When couples decide to move on and end their marriage, parties often seek out ways to make this life-changing choice and process less stressful. The party researches different options to approach their divorce, tips to co-parent and the requirements they must meet to divorce in their state. This research might lead some individuals to wonder: is getting a divorce truly easier in some states?

Report: Where Does North Carolina Rank Among the “Best” States to Get Divorced in?

It is human nature to compare. Several organizations and news sources often compare states, determining which ones are better or worse to live or raise a family in. Many of these studies also attempt to determine which states are better or worse to obtain a divorce in.

This most recent study evaluated several factors in order to give each state a score out of 100 – with 100 meaning divorce is often more difficult.
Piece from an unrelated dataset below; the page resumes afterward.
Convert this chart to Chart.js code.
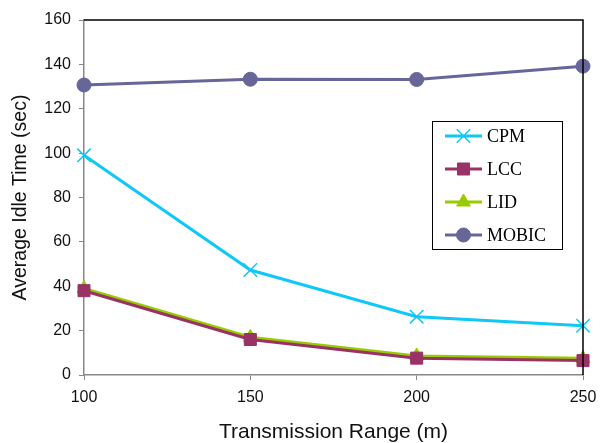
<!DOCTYPE html>
<html>
<head>
<meta charset="utf-8">
<script src="https://cdn.jsdelivr.net/npm/chart.js@4/dist/chart.umd.min.js"></script>
<style>
html,body{margin:0;padding:0;background:#fff;}
#wrap{width:600px;height:443px;position:relative;}
</style>
</head>
<body>
<div id="wrap"><canvas id="c" width="600" height="443"></canvas></div>
<script>
const categories = ['100', '150', '200', '250'];
const cpm   = [99, 47.3, 26.3, 22.2];
const lcc   = [38, 16, 7.6, 6.5];
const lid   = [39, 17, 8.6, 7.5];
const mobic = [130.7, 133.3, 133.2, 139.2];
const seriesNames = ['CPM', 'LCC', 'LID', 'MOBIC'];
const yTitle = 'Average Idle Time (sec)';
const xTitle = 'Transmission Range (m)';

const colors = ['#10C8F8', '#993366', '#99CC00', '#666699'];
const styles = ['crossRot', 'rect', 'triangle', 'circle'];
const radii = [9.5, 8.5, 8, 7];
const allData = [cpm, lcc, lid, mobic];

const datasets = allData.map((d, i) => ({
  label: seriesNames[i],
  data: d,
  borderColor: colors[i],
  backgroundColor: colors[i],
  pointBackgroundColor: colors[i],
  pointBorderColor: colors[i],
  pointStyle: styles[i],
  pointRadius: radii[i],
  pointBorderWidth: i === 0 ? 1.5 : 1,
  borderWidth: 3,
  tension: 0,
  fill: false,
  clip: false
}));

const framePlugin = {
  id: 'frame',
  afterDatasetsDraw(chart) {
    const {ctx, chartArea: a} = chart;
    ctx.save();
    ctx.strokeStyle = '#000';
    ctx.lineWidth = 1.5;
    ctx.beginPath();
    ctx.moveTo(a.left, a.top);
    ctx.lineTo(a.right, a.top);
    ctx.lineTo(a.right, a.bottom);
    ctx.stroke();
    ctx.restore();
  },
  afterDraw(chart) {
    const {ctx} = chart;
    const bx = 432, by = 121, bw = 130, bh = 128;
    ctx.save();
    ctx.fillStyle = '#fff';
    ctx.fillRect(bx, by, bw, bh);
    ctx.strokeStyle = '#000';
    ctx.lineWidth = 1;
    ctx.strokeRect(bx + 0.5, by + 0.5, bw, bh);
    chart.data.datasets.forEach((ds, i) => {
      const cy = by + 15 + i * 33;
      ctx.strokeStyle = ds.borderColor;
      ctx.lineWidth = 3;
      ctx.beginPath();
      ctx.moveTo(445, cy);
      ctx.lineTo(482, cy);
      ctx.stroke();
      ctx.fillStyle = ds.borderColor;
      ctx.strokeStyle = ds.borderColor;
      ctx.lineWidth = ds.pointBorderWidth;
      Chart.helpers.drawPoint(ctx, {pointStyle: ds.pointStyle, radius: ds.pointRadius, borderWidth: ds.pointBorderWidth, rotation: 0}, 463.5, cy);
      ctx.fillStyle = '#000';
      ctx.font = '18px "Liberation Serif", "Times New Roman", serif';
      ctx.textBaseline = 'middle';
      ctx.textAlign = 'left';
      ctx.fillText(ds.label, 487, cy + 1);
    });
    ctx.restore();
  }
};

new Chart(document.getElementById('c'), {
  type: 'line',
  data: { labels: categories, datasets },
  options: {
    responsive: false,
    animation: false,
    devicePixelRatio: 1,
    layout: { padding: { top: 20, right: 17, left: 9, bottom: 0 } },
    plugins: { legend: { display: false }, tooltip: { enabled: false } },
    scales: {
      x: {
        type: 'category',
        offset: false,
        grid: { display: true, drawOnChartArea: false, drawTicks: true, tickLength: 5, color: '#888' },
        border: { color: '#888', width: 1.5 },
        ticks: { color: '#111', font: { family: '"Liberation Sans", Arial, sans-serif', size: 16 }, padding: 8 },
        title: { display: true, text: xTitle, color: '#111', font: { family: '"Liberation Sans", Arial, sans-serif', size: 21, lineHeight: 1.0 }, padding: { top: 14, bottom: 0 } },
        afterFit(s) { s.height = 68; s.paddingRight = 0; s.paddingLeft = 0; }
      },
      y: {
        min: 0, max: 160,
        ticks: { stepSize: 20, color: '#111', font: { family: '"Liberation Sans", Arial, sans-serif', size: 16 }, padding: 8 },
        grid: { display: true, drawOnChartArea: false, drawTicks: true, tickLength: 5, color: '#888' },
        border: { color: '#888', width: 1.5 },
        title: { display: true, text: yTitle, color: '#111', font: { family: '"Liberation Sans", Arial, sans-serif', size: 19.5 }, padding: { top: 0, bottom: 8 } },
        afterFit(s) { s.width = 75; s.paddingTop = 0; s.paddingBottom = 0; }
      }
    }
  },
  plugins: [framePlugin]
});
</script>
</body>
</html>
These factors included:

  • The minimum time it takes to divorce
  • The filing fees and costs of divorce
  • The average attorney and legal fees in the state
  • The average rate of divorce in the state

According to these calculations, North Carolina ranked 11.09 out of 100 on the scale. North Carolina frequently hovered around this same rating in past studies as well.

What Does This Mean for Your Divorce?

It is important to note that the terms “best” and “worst” in these studies do not mean what they typically mean. They generally refer to how easy or potentially challenging it is to divorce in these states. In other words, North Carolina’s ranking indicates that divorce is less challenging and more efficient than in other states.

However, these ratings are very general and divorce is not. Every divorce is different because every family is different. These ratings do not factor in unique details of an individual’s life that could impact the process of their divorce.

Studies like this do provide some insight. Namely, it is important for spouses to understand the factors these studies evaluate, including state requirements and rules. But there is no “best” or “worst” when it comes to divorce.